$$\notag \newcommand{\N}{\mathcal{N}} \newcommand{\bm}{\mathbf{m}} \newcommand{\bmu}{{\boldsymbol{\mu}}} \newcommand{\bw}{\mathbf{w}} \newcommand{\bx}{\mathbf{x}} \newcommand{\g}{\,|\,} \newcommand{\te}{\!=\!} \newcommand{\tm}{\!-\!} \newcommand{\ttimes}{\!\times\!} $$

MLPR Tutorial1 Sheet 3 (Answers)

The parts with entry boxes in Q1 and Q3 are the “core questions”. As described in Tutorial 1, almost all of you should do more than just these.


  1. A Gaussian classifier:

    A training set consists of 14 one-dimensional examples from two classes. The training inputs for the two classes (\(y\te1\) and \(y\te2\)) are:

    x1 = [0.5, 0.1, 0.2, 0.4, 0.3, 0.2, 0.2, 0.1, 0.35, 0.25]
    x2 = [0.9, 0.8, 0.75, 1.0]
    1. In this part you should write code that plots a figure and prints a single number. Please don’t use any libraries except numpy and matplotlib. If you copy the code between your lines of backtics, it should run if you type %paste into a new ipython session.

      Your code should fit a one-dimensional Gaussian to each class by matching the mean and variance. Then estimate the class probabilities \(\pi_1\) and \(\pi_2\) by matching the observed class fractions. (This procedure fits the model with maximum likelihood: it selects the parameters that give the training data the highest probability.) Then on a single set of axes, plot the scores \(p(x,y) \te P(y)\,p(x\g y)\) for each class
      \(y\), as functions of input location \(x\). (This “quick sketch” to help your tutorial discussion doesn’t need labelled axes, or to be beautiful. But please do make good plots for reports, dissertations, etc.)

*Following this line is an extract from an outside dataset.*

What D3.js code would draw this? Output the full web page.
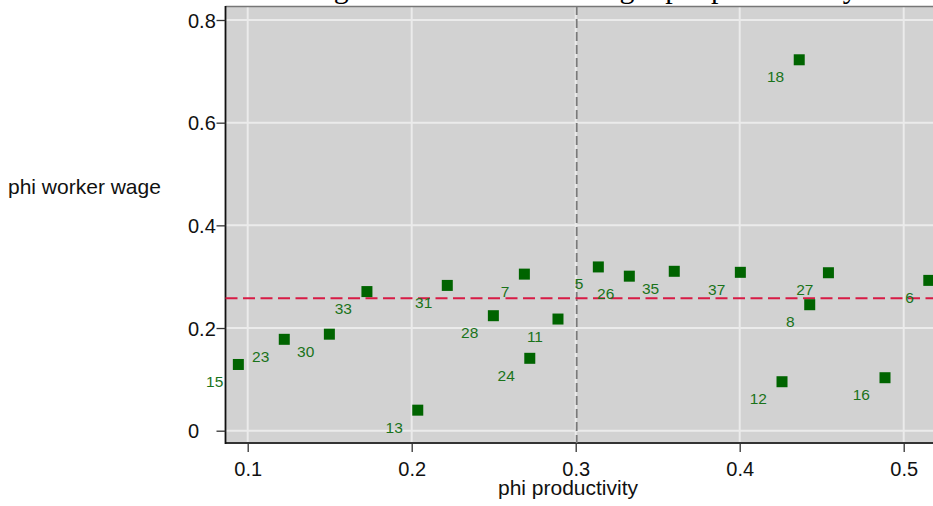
<!DOCTYPE html>
<html>
<head>
<meta charset="utf-8">
<script src="https://cdn.jsdelivr.net/npm/d3@7"></script>
<style>
body{margin:0;background:#fff;}
svg{display:block;}
</style>
</head>
<body>
<div id="chart"></div>
<script>
let chart_width = 933;
let chart_height = 506;

// firm ids and their phi values
let firm_ids = [15,23,30,33,13,31,28,7,24,11,5,26,35,37,18,12,8,27,16,6];
let phi_productivity = [0.0943,0.1223,0.1498,0.1727,0.2037,0.2217,0.2498,0.2687,0.272,0.2892,
    0.3138,0.3327,0.3601,0.4004,0.4363,0.4258,0.4427,0.4541,0.4886,0.5153];
let phi_wage = [0.129,0.178,0.188,0.271,0.040,0.283,0.224,0.305,0.141,0.2175,
    0.319,0.301,0.3105,0.3085,0.7225,0.0954,0.2454,0.3077,0.1032,0.2928];

let x_ticks = [0.1,0.2,0.3,0.4,0.5];
let y_ticks = [0,0.2,0.4,0.6,0.8];
let mean_productivity = 0.3006;
let mean_wage = 0.2578;

let chart_title = 'Worker wage versus estimated weight phi productivity';

const xScale = d3.scaleLinear().domain([0.1,0.5]).range([247.7,903.7]);
const yScale = d3.scaleLinear().domain([0,0.8]).range([430.7,20]);

const plot_left = 225.5, plot_top = 6, plot_bottom = 443, plot_right = 960;

let svg = d3.select('#chart')
    .append('svg')
    .attr('width',chart_width)
    .attr('height',chart_height);

// title, mostly cut off above the picture
svg.append('text')
    .text(chart_title)
    .attr('x',202)
    .attr('y',-2)
    .style('font-family','"Liberation Serif", "Times New Roman", serif')
    .style('font-size','30px')
    .attr('fill','#000');

svg.append('rect')
    .attr('x',plot_left)
    .attr('y',plot_top)
    .attr('width',plot_right-plot_left)
    .attr('height',plot_bottom-plot_top)
    .attr('fill','#d2d2d2');

let grid = svg.append('g').attr('class','grid');
grid.selectAll('.vgrid')
    .data(x_ticks)
    .enter()
    .append('line')
    .attr('x1',d=>xScale(d))
    .attr('x2',d=>xScale(d))
    .attr('y1',plot_top)
    .attr('y2',plot_bottom)
    .attr('stroke','#ebebeb')
    .attr('stroke-width',2);
grid.selectAll('.hgrid')
    .data(y_ticks)
    .enter()
    .append('line')
    .attr('x1',plot_left)
    .attr('x2',plot_right)
    .attr('y1',d=>yScale(d))
    .attr('y2',d=>yScale(d))
    .attr('stroke','#ebebeb')
    .attr('stroke-width',2);

// borders
svg.append('line')
    .attr('x1',plot_left).attr('x2',plot_right)
    .attr('y1',plot_top+0.5).attr('y2',plot_top+0.5)
    .attr('stroke','#777').attr('stroke-width',1.5);
svg.append('line')
    .attr('x1',plot_left).attr('x2',plot_right)
    .attr('y1',plot_bottom).attr('y2',plot_bottom)
    .attr('stroke','#333').attr('stroke-width',1.8);
svg.append('line')
    .attr('x1',plot_left).attr('x2',plot_left)
    .attr('y1',plot_top).attr('y2',plot_bottom+1)
    .attr('stroke','#111').attr('stroke-width',1.8);

// reference lines
svg.append('line')
    .attr('x1',xScale(mean_productivity))
    .attr('x2',xScale(mean_productivity))
    .attr('y1',plot_top)
    .attr('y2',plot_bottom)
    .attr('stroke','#7a7a7a')
    .attr('stroke-width',1.8)
    .attr('stroke-dasharray','9,4');

svg.append('line')
    .attr('x1',plot_left)
    .attr('x2',plot_right)
    .attr('y1',yScale(mean_wage))
    .attr('y2',yScale(mean_wage))
    .attr('stroke','#d81b45')
    .attr('stroke-width',2)
    .attr('stroke-dasharray','12,5.5');

// axes
let xAxis = d3.axisBottom(xScale)
    .tickValues(x_ticks)
    .tickFormat(d3.format('.1f'))
    .tickSize(9)
    .tickPadding(10);
let gx = svg.append('g')
    .attr('transform','translate(0,'+plot_bottom+')')
    .call(xAxis);
gx.select('.domain').remove();
gx.selectAll('line').attr('stroke','#333').attr('stroke-width',1.3);
gx.selectAll('text')
    .style('font-family','"Liberation Sans", Arial, sans-serif')
    .style('font-size','20px')
    .attr('fill','#111');

let yAxis = d3.axisLeft(yScale)
    .tickValues(y_ticks)
    .tickFormat(d=>d===0?'0':d3.format('.1f')(d))
    .tickSize(9)
    .tickPadding(0);
let gy = svg.append('g')
    .attr('transform','translate('+plot_left+',0)')
    .call(yAxis);
gy.select('.domain').remove();
gy.selectAll('line').attr('stroke','#333').attr('stroke-width',1.3);
gy.selectAll('text')
    .attr('text-anchor','start')
    .attr('x',-37.5)
    .attr('dy','0.35em')
    .style('font-family','"Liberation Sans", Arial, sans-serif')
    .style('font-size','20px')
    .attr('fill','#111');

svg.append('text')
    .text('phi productivity')
    .attr('x',568)
    .attr('y',495)
    .attr('text-anchor','middle')
    .style('font-family','"Liberation Sans", Arial, sans-serif')
    .style('font-size','21px')
    .attr('fill','#111');

svg.append('text')
    .text('phi worker wage')
    .attr('x',8)
    .attr('y',194)
    .style('font-family','"Liberation Sans", Arial, sans-serif')
    .style('font-size','21px')
    .attr('fill','#111');

// points
let points = firm_ids.map((id,i)=>({'id':id,'x':phi_productivity[i],'y':phi_wage[i]}));

let marks = svg.append('g').attr('id','points');
marks.selectAll('rect')
    .data(points)
    .enter()
    .append('rect')
    .attr('x',d=>xScale(d.x)-5.5)
    .attr('y',d=>yScale(d.y)-5.5)
    .attr('width',11)
    .attr('height',11)
    .attr('fill','#006400');

marks.selectAll('text')
    .data(points)
    .enter()
    .append('text')
    .text(d=>d.id)
    .attr('x',d=>xScale(d.x)-15)
    .attr('y',d=>yScale(d.y)+22.5)
    .attr('text-anchor','end')
    .style('font-family','"Liberation Sans", Arial, sans-serif')
    .style('font-size','15.5px')
    .attr('fill','#1a731a');
</script>
</body>
</html>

      Finally print \(P(y\te1\g x\te0.6)\), the probability that a test point at \(x \te 0.6\) belongs to class 1.


      Answer:

      This answer does more than was asked to help you check your answers and the later parts as well.

      import numpy as np
      from matplotlib import pyplot as plt
      
      x1 = np.array([0.5, 0.1, 0.2, 0.4, 0.3, 0.2, 0.2, 0.1, 0.35, 0.25])
      x2 = np.array([0.9, 0.8, 0.75, 1.0])
      
      n1 = x1.size
      n2 = x2.size
      pie1 = n1 / (n1 + n2)
      pie2 = 1 - pie1
      mu1 = np.mean(x1)
      mu2 = np.mean(x2)
      
      # These estimates normalize by 1/N
      var1 = np.var(x1)
      var2 = np.var(x2)
      std1 = np.std(x1)
      std2 = np.std(x2)
      
      # These ones use "Bessel's correction" (normalize by N-1). The
      # variance estimate is now unbiased, but the estimate of std is still
      # biased (because Jensen's inequality), as are the estimates of
      # probabilities using the unbiased variance. If N is small enough so
      # that this difference matters, N-1 isn't going to get rid of your
      # statistical problems!
      var1_ub = np.var(x1, ddof=1)
      var2_ub = np.var(x2, ddof=1)
      std1_ubv = np.std(x1, ddof=1)
      std2_ubv = np.std(x2, ddof=1)
      
      # x_grid = np.arange(-0.5, 3.5+0.01, 0.01) # alternative
      x_grid = np.linspace(-0.5, 3.5, 401)
      def score(x, m, v, pie):
          return pie * np.exp(-0.5*((x-m)**2)/v) / np.sqrt(2*np.pi*v)
      
      test_point = 0.6
      score1 = score(test_point, mu1, var1, pie1)
      score2 = score(test_point, mu2, var2, pie2)
      p_y1 = score1 / (score1 + score2)
      print(p_y1)
      
      # Version with "unbiased" estimates for the variances:
      score1 = score(test_point, mu1, var1_ub, pie1)
      score2 = score(test_point, mu2, var2_ub, pie2)
      p_y1 = score1 / (score1 + score2)
      
      # Plot data and scores for each class:
      plt.clf()
      plt.plot(x1, np.zeros(x1.shape), 'bx')
      plt.plot(x2, np.zeros(x2.shape), 'ro')
      plt.plot(x_grid, score(x_grid, mu1, var1, pie1), 'b-')
      plt.plot(x_grid, score(x_grid, mu2, var2, pie2), 'r-')
      
      # Quadratic equation from equating scores:
      # ax^2 + bx + c = 0
      # (Solving quadratic equations using the classic formula can have
      # numerical problems. Use a library routine, or search for how to do
      # it robustly, if putting something into production that solves many
      # quadratic equations unattended.)
      aa = 1/(2*var2) - 1/(2*var1)
      bb = mu1/var1 - mu2/var2
      cc = (np.log(pie1) - 0.5*np.log(var1) - mu1**2/(2*var1)) - \
          (np.log(pie2) - 0.5*np.log(var2) - mu2**2/(2*var2))
      sol1 = (-bb + np.sqrt(bb**2 - 4*aa*cc)) / (2*aa)
      sol2 = (-bb - np.sqrt(bb**2 - 4*aa*cc)) / (2*aa)
      
      # Show decision boundaries:
      plt.plot([sol1, sol1], [0, 2.5], 'k-')
      plt.plot([sol2, sol2], [0, 2.5], 'k-')
      plt.xlim([-0.5, 3.5])
      plt.show()

    2. Roughly where on your plot are the “decision boundaries”, the locations where \(P(\text{class 1}\g x) = P(\text{class 2}\g x) = 0.5\)?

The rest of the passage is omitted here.